Cluster diagrams and exploratory writing

I have one word and I have to write a thousand word article in a day. How do I start? I am as perplexed as a dog whose family just brought home a new kitten.

I take out an unlined sheet of paper and start with that one word. Then, I work my brain. I am an average person. What would interest me? I think about that and write down other words around that first word. I create sprockets around my words. I now have a wheel.

Each sprocket has a word that holds a significant idea. It is not just a topic outline, but an idea generator. From each new word, I know that I can draw new sprockets. If I am not careful, I will have an overwhelming amount of information for my tidy thousand word article.

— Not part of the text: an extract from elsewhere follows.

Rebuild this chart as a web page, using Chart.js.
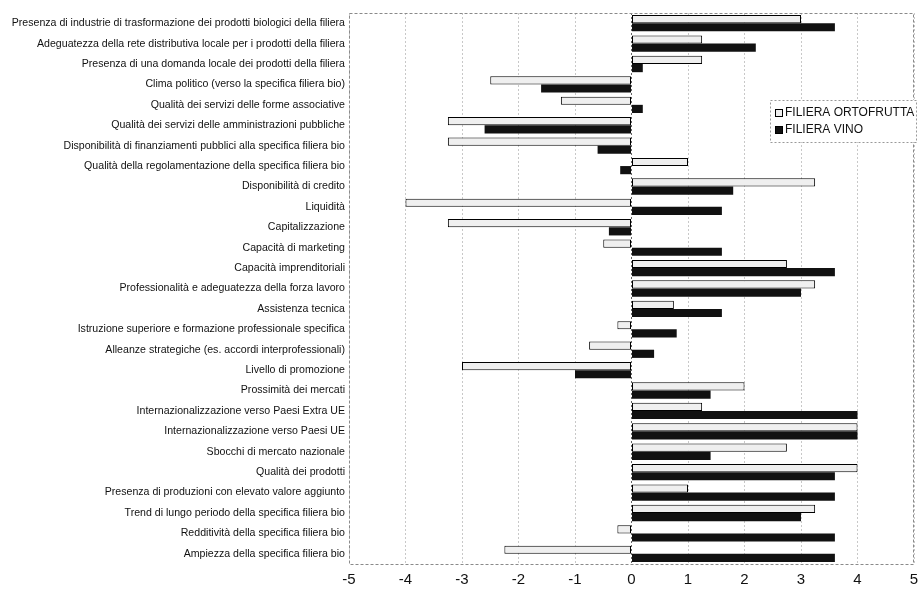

It is called a cluster diagram and I don’t know the first time when I first heard about it. The technique really helps me. In many different classes and on the job as a writer, this tool has come in handy.

I don’t stop at the first wheel. I spin another set of ideas off of the first wheel and soon there is another set of sprockets with more wheels around them. These fill in questions raised by the previous set of words.

In the example here, I started with “cats.” Then, I considered words that conveyed ideas that I would have liked to write about concerning cats. In “behavior,” for example, I wondered whether cats play together because they are taught or because they just know. That’s why in the next set of sprockets I wrote the word “play” out from behavior.

Cluster Diagram, 2020.

With this cluster diagram in hand, my research will be a breeze. I can place my words into search engines or in interview questions to learn a lot about my topic or central question.

If I had not completed this diagram, I would have never known that Queen Nefertiti of Ancient Egypt had 500 cats. And here I thought that I suffered from kitty litter overload!

Thanks for reading. Peace.

3 thoughts on “Cluster diagrams and exploratory writing

  1. Wow, this reminds me of mind mapping, and I never really thought of using it as a tool for writing. I might want to give it a go tonight. Thanks for sharing, Helen!


  2. Awesome! I never thought of doing this word mapping thing. Brilliant and funny. Thanks Helen.


    1. You’re welcome Neva. Keep calm and write on.